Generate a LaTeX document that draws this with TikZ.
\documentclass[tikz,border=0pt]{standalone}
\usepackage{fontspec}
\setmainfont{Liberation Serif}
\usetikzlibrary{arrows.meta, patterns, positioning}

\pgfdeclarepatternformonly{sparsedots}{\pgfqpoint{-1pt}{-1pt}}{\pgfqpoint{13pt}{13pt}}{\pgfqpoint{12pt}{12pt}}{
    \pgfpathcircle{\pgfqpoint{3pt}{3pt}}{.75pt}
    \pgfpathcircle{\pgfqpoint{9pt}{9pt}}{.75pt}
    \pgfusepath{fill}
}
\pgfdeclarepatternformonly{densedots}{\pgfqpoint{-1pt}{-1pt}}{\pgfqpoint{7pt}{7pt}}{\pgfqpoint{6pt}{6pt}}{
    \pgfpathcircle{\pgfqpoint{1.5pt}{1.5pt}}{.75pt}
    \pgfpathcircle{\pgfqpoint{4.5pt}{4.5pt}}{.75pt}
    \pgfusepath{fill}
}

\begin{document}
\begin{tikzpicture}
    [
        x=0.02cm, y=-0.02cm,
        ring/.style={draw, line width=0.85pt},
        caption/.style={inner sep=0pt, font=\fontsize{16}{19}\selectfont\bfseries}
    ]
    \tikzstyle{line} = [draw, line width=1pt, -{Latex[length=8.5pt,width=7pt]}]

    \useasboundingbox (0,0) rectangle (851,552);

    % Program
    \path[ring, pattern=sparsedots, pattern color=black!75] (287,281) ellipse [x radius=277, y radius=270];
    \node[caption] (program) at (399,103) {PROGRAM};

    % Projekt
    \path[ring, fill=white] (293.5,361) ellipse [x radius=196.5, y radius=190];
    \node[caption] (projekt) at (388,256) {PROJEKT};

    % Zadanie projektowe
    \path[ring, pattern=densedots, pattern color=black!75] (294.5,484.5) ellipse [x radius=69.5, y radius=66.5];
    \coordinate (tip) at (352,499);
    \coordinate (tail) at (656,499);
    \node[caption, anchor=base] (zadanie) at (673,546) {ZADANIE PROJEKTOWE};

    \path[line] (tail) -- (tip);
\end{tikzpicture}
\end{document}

---

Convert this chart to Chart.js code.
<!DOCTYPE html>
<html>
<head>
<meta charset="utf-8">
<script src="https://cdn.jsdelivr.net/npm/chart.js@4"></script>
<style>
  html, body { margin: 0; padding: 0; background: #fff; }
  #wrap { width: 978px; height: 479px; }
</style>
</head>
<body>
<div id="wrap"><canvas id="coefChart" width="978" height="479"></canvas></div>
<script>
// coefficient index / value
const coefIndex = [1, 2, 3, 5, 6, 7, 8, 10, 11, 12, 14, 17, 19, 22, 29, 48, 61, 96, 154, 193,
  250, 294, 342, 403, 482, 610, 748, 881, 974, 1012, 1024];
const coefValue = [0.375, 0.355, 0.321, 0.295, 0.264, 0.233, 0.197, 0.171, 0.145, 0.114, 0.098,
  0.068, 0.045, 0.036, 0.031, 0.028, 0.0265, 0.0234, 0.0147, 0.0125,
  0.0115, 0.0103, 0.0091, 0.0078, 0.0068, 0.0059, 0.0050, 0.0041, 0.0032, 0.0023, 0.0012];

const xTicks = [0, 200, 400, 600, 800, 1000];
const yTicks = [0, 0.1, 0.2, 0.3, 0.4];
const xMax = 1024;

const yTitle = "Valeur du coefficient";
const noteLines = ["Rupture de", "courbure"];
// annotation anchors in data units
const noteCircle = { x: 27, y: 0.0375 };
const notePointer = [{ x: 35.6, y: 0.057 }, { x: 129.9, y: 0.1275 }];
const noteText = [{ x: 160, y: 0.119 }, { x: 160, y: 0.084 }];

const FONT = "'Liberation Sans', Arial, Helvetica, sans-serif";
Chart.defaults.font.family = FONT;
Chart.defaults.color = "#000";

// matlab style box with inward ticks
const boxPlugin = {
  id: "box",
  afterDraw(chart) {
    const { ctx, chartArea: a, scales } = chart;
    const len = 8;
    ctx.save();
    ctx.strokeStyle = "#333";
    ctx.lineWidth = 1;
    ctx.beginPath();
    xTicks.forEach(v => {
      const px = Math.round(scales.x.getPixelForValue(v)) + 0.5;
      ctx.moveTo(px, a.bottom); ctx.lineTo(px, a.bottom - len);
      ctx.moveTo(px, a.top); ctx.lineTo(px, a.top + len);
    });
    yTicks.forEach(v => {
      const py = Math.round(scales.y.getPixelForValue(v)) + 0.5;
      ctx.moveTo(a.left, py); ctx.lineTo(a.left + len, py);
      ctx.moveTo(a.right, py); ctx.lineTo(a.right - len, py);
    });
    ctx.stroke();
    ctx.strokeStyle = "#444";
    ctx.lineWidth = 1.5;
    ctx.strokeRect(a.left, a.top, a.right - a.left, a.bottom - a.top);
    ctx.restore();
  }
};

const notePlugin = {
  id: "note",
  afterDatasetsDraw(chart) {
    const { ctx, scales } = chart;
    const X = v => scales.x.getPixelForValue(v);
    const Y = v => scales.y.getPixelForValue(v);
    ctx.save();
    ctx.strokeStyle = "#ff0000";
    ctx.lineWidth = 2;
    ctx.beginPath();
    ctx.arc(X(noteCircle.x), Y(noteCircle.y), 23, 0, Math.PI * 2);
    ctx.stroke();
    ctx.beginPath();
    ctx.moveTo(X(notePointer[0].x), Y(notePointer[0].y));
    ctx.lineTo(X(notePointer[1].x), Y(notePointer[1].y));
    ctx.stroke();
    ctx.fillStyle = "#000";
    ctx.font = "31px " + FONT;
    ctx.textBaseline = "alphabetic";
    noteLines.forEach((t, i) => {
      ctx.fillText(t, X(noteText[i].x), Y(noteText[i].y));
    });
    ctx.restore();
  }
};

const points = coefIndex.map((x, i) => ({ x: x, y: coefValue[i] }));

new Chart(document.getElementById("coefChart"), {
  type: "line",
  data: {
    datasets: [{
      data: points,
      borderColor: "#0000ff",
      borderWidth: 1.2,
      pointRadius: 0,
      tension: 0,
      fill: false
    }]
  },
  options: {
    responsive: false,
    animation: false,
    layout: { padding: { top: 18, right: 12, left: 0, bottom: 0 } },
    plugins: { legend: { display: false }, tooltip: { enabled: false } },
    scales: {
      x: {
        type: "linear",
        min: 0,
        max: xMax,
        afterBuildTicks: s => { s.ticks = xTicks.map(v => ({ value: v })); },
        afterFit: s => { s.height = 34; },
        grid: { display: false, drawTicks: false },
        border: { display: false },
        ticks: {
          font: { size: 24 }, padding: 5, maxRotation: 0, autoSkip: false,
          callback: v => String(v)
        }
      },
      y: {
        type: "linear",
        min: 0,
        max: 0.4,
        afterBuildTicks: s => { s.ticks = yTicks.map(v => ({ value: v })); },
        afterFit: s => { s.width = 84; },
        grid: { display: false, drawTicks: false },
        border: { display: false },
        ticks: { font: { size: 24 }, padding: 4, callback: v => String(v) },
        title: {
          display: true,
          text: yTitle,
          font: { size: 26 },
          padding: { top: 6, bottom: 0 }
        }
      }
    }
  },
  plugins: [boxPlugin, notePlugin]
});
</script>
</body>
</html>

▸ **Stated goal**
Go back over the listing above and copy exactly the lines that begin at the line with "Convert this chart to Chart.js code." and stop after the line with "const xMax = 1024;"; leave out every other line.

▸ **Output**
Convert this chart to Chart.js code.
<!DOCTYPE html>
<html>
<head>
<meta charset="utf-8">
<script src="https://cdn.jsdelivr.net/npm/chart.js@4"></script>
<style>
  html, body { margin: 0; padding: 0; background: #fff; }
  #wrap { width: 978px; height: 479px; }
</style>
</head>
<body>
<div id="wrap"><canvas id="coefChart" width="978" height="479"></canvas></div>
<script>
// coefficient index / value
const coefIndex = [1, 2, 3, 5, 6, 7, 8, 10, 11, 12, 14, 17, 19, 22, 29, 48, 61, 96, 154, 193,
  250, 294, 342, 403, 482, 610, 748, 881, 974, 1012, 1024];
const coefValue = [0.375, 0.355, 0.321, 0.295, 0.264, 0.233, 0.197, 0.171, 0.145, 0.114, 0.098,
  0.068, 0.045, 0.036, 0.031, 0.028, 0.0265, 0.0234, 0.0147, 0.0125,
  0.0115, 0.0103, 0.0091, 0.0078, 0.0068, 0.0059, 0.0050, 0.0041, 0.0032, 0.0023, 0.0012];

const xTicks = [0, 200, 400, 600, 800, 1000];
const yTicks = [0, 0.1, 0.2, 0.3, 0.4];
const xMax = 1024;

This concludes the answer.